One does find lacunae in the application of democratic ideals; confronting issues of systematic marginalisation, influential lobbies and super PACs, distorted information flows and media, and nepotism amongst others determine which individual ought to receive protection and at the cost of whom.
International polity often highlights democracy, particularly liberal western democracy, as the best-suited institution to address the threats to human security. Critical tenets of democracy, say equality and fundamental rights, overlap with human security and development. Nevertheless, such ‘declaratory’ linkages do not provide empirical data that proves democracy is the best equipped political institution (Landman, 2006). Similarly, tautological claims about human security lying at the centre of democracy are also ineffective.
Certain features of democracy, however, can be instrumental in reducing threats to human security. The degree of connection to human security is dependent on the conceptualisation of democracy itself. Procedural definitions address, to an extent, freedom from fear and from want through necessary rights protections for contestation and participation. Liberal definitions, through invoking legal concepts such as habeas corpus and fair trial, provide an institutional dimension which is essential for ensuring accountability and constraint on power.
Democratic institutions, empowered by electoral bodies, are expected to maintain and provide rights, equality, and accountability. Legislative bodies are bound by the rule of law and their national constitutions, codified or otherwise, to provide the aforementioned. However, as
Buchanan (1975) and Usher (1992) argue, governments not only require power to protect their citizens, but also to prevent the government itself from becoming the predator. The concept of power, therefore, has not transcended traditional realist theory. Nevertheless, it is imperative to note Alvin Toffler’s (1990) conceptualisation of power which is the amalgamation of knowledge, wealth and force, thus, further expanding traditional notions of power to fit the ‘knowledge-based civilisation’ of the contemporary world order.
The origins of democracy in Europe, a region leading numerous debates in International Security, has been in a relatively homogenous cultural setting. Here, equality before law is viewed as the sine qua non of liberal democracies. On the other hand, in most societies of Asia, Africa, Pacific and South America (to an extent North America), certain communities have been disadvantaged, either before or after colonisation. For example, India approached the overwhelming diversity concern by linking “equality for the individual with equality for diverse communities” (Mahajan, 2006). Representation in diverse states have given rise to instances of reservation and affirmative action so as to ensure equity over traditional equality. Andrew Ellis (2006) identifies three distinct dilemmas in representation: politics of identity, politics of leadership, and political competition and state-building.

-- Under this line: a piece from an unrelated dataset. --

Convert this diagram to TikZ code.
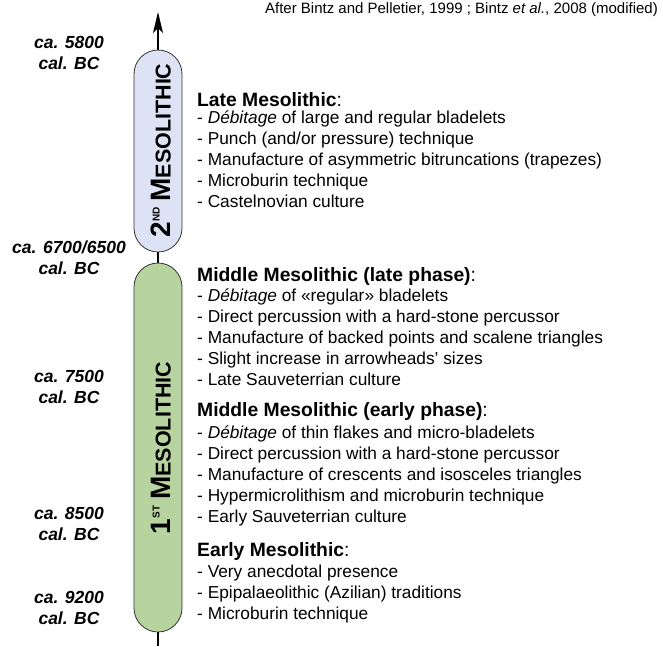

While politics of identity exists in a myriad of states, post-conflict and post-colonial states face particularly challenging futures in developing into advanced democracies. In catering to the sympathies and emotions of communities, particularly in urban areas and swing states, vote bank politics, for example, catering to identities over viable development policies has been on the rise as seen in the case of Ghana.
With the rise of populism, politics of leadership has been brought to the fore of debates concerning politics and the weakness of democracy. Even in Europe, vociferous political leaders have accrued substantial popularity even if they aren’t successful in consolidating power at the national level. In states facing high levels of corruption, it is the portrait of candour they paint which appeals to voters, instead of their programmes. In the age of large-scale information flows, cases of media deception and fake news as observed by Cambridge Analytica’s role in the US elections, has further allowed for populist leaders to reach positions of power.
The use of democratic institutions of former colonial powers by de-colonising states has opened the floodgates of majoritarianism. As religion has become an increasingly volatile space, politics has nurtured the dangerous use of sectarianism to mobilise the masses against one or more (often) minority groups.
Often the international community has pressured many states towards democratisation. However, with the issue of state-building, Robert Dahl (1989) has been pragmatic to note that ’the democratic process presupposes a unit. The criteria of the democratic process presuppose the rightfulness of the unit itself. If the unit itself is not considered proper or rightful . . . it cannot be made rightful simply by democratic procedures’. Moreover, with a fragmented populus, the state cannot be expected to represent common interests, instead, the state is “another particular interest” itself (Rubin, 2002). Thus, across the world, states expected to uphold human security have not been successful due to numerous inherent weaknesses in democracy.
An approach that attempts to understand the complexities inherent to security and its study by viewing the individual as the primary referent is commendable. The capricious political climate of the contemporary world requires such an approach; one that recognises the need to secure the individual in order to secure the state. However, without clarity on the individual itself or the institutional resources available for effecting radical social transformation, human security is possibly nothing more than “hot air” as Roland Paris (2001) observes.
Domestic turbulence fuelled by individual and communal relations often surrounds the lack of recognition of identity and the possible negation of certain identities itself. Channels that are normatively assumed to assist in amplifying their concerns often use methods that may further silence the marginalised. Preconceptions surrounding democratic institutions and liberal values originating in a European domain ought to be problematised. The belief that they can be applied to more ethnically, linguistically and religiously diverse states can accelerate dangerous neo-colonial ambitions. Thus, since the very foundations of human security are too thin and ambiguously presented, any form of utility in contemporary policies are not only minimal but inherently problematic. Therefore, human security itself ought to be revised such that the ‘rest of the world’ can find viability in application in the hope of catalysing social progress and transformation.